In short, the children failed to establish a factual predicate sufficient to overcome
the presumption of consideration for the transfer of the assignments from the trust to
10
Isern. Their argument that the assignments were made without any consideration,
rendering them fraudulent or void, lacked factual support in the summary judgment
record. The district court, therefore, properly granted judgment to the executor on that
basis. And that alone is sufficient to affirm the district court.
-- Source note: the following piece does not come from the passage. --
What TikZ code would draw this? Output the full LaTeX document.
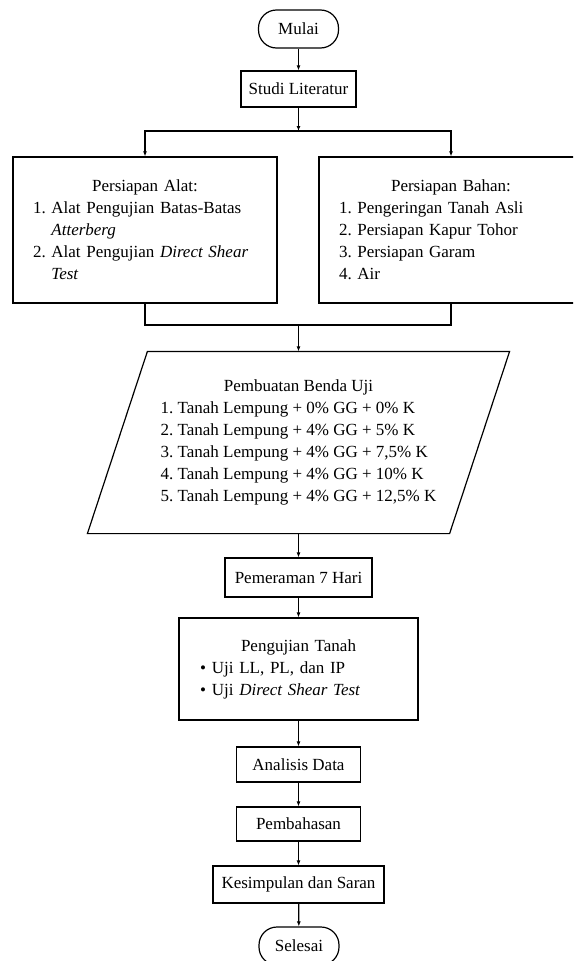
\documentclass[tikz,border=0pt]{standalone}
\usepackage{fontspec}
\setmainfont{Liberation Serif}
\usetikzlibrary{arrows.meta}
\frenchspacing

\tikzset{
  kotak/.style={draw,line width=1.2pt,inner sep=0pt,font=\fontsize{17}{22}\selectfont},
  terminal/.style={kotak,rounded corners=18pt},
  daftar/.style={kotak,align=left,text width=224pt},
  garis/.style={line width=1.2pt},
  panah/.style={garis,-{Latex[length=5pt,width=4pt]}}
}

\begin{document}
\begin{tikzpicture}[x=1pt,y=-1pt]
\clip (0,0) rectangle (573,961);

\node  [terminal,minimum width=80pt,minimum height=38pt] (mulai) at (298.5,29) {Mulai};
\node  [kotak,minimum width=115pt,minimum height=36pt] (studi) at (298.5,89) {Studi Literatur};

\node  [daftar,minimum width=264pt,minimum height=146pt] (alat) at (145,230) {\makebox[\linewidth]{Persiapan Alat:}\\
  1. Alat Pengujian Batas-Batas\\
  \phantom{1. }\textit{Atterberg}\\
  2. Alat Pengujian \textit{Direct Shear}\\
  \phantom{2. }\textit{Test}};
\node  [daftar,minimum width=264pt,minimum height=146pt] (bahan) at (451,230) {\makebox[\linewidth]{Persiapan Bahan:}\\
  1. Pengeringan Tanah Asli\\
  2. Persiapan Kapur Tohor\\
  3. Persiapan Garam\\
  4. Air};

\node  [kotak,draw=none,minimum width=361pt,minimum height=181pt] (benda) at (298.5,442.5) {\begin{tabular}{@{}l@{}}
  \multicolumn{1}{@{}c@{}}{Pembuatan Benda Uji}\\
  1. Tanah Lempung + 0\% GG + 0\% K\\
  2. Tanah Lempung + 4\% GG + 5\% K\\
  3. Tanah Lempung + 4\% GG + 7,5\% K\\
  4. Tanah Lempung + 4\% GG + 10\% K\\
  5. Tanah Lempung + 4\% GG + 12,5\% K
  \end{tabular}};
\draw  [garis] ([xshift=30pt]benda.north west) -- ([xshift=30pt]benda.north east) -- ([xshift=-30pt]benda.south east) -- ([xshift=-30pt]benda.south west) -- cycle;

\node  [kotak,minimum width=147pt,minimum height=39pt] (peram) at (298.5,577.5) {Pemeraman 7 Hari};
\node  [kotak,align=left,text width=197pt,minimum width=239pt,minimum height=102pt] (uji) at (298.5,669) {\makebox[\linewidth]{Pengujian Tanah}\\
  \textbullet\hspace{6pt}Uji LL, PL, dan IP\\
  \textbullet\hspace{6pt}Uji \textit{Direct Shear Test}};
\node  [kotak,minimum width=124pt,minimum height=35pt] (analisis) at (298.5,764.5) {Analisis Data};
\node  [kotak,minimum width=124pt,minimum height=34pt] (bahas) at (298.5,824) {Pembahasan};
\node  [kotak,minimum width=171pt,minimum height=37pt] (simpul) at (298.5,884.5) {Kesimpulan dan Saran};
\node  [terminal,minimum width=80pt,minimum height=38pt] (selesai) at (299,946) {Selesai};

\coordinate (pisah) at (298.5,131);
\coordinate (gabung) at (298.5,325);

\draw  [panah] (mulai) -- (studi);
\draw  [panah] (studi) -- (pisah);
\draw  [panah] (pisah) -| (alat);
\draw  [panah] (pisah) -| (bahan);
\draw  [garis] (alat) |- (gabung);
\draw  [garis] (bahan) |- (gabung);
\draw  [panah] (gabung) -- (benda);
\draw  [panah] (benda) -- (peram);
\draw  [panah] (peram) -- (uji);
\draw  [panah] (uji) -- (analisis);
\draw  [panah] (analisis) -- (bahas);
\draw  [panah] (bahas) -- (simpul);
\draw  [panah] (simpul) -- (selesai);

\end{tikzpicture}
\end{document}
The executor also sought judgment on the grounds that the children's claims for
fraud were barred by the governing statute of limitation and arguably by a statute of
repose. The district court found the claims were time barred. I see no reason to address
the merits of that part of the district court's ruling. And I offer no view on its soundness.
Although the panel opinion outlines the timeliness issue and the district court's
determination, I do not read the opinion as expressing a position on it, either.
I take the panel opinion to be consistent with what I have outlined here. Based on
that assumption, I concur in the opinion.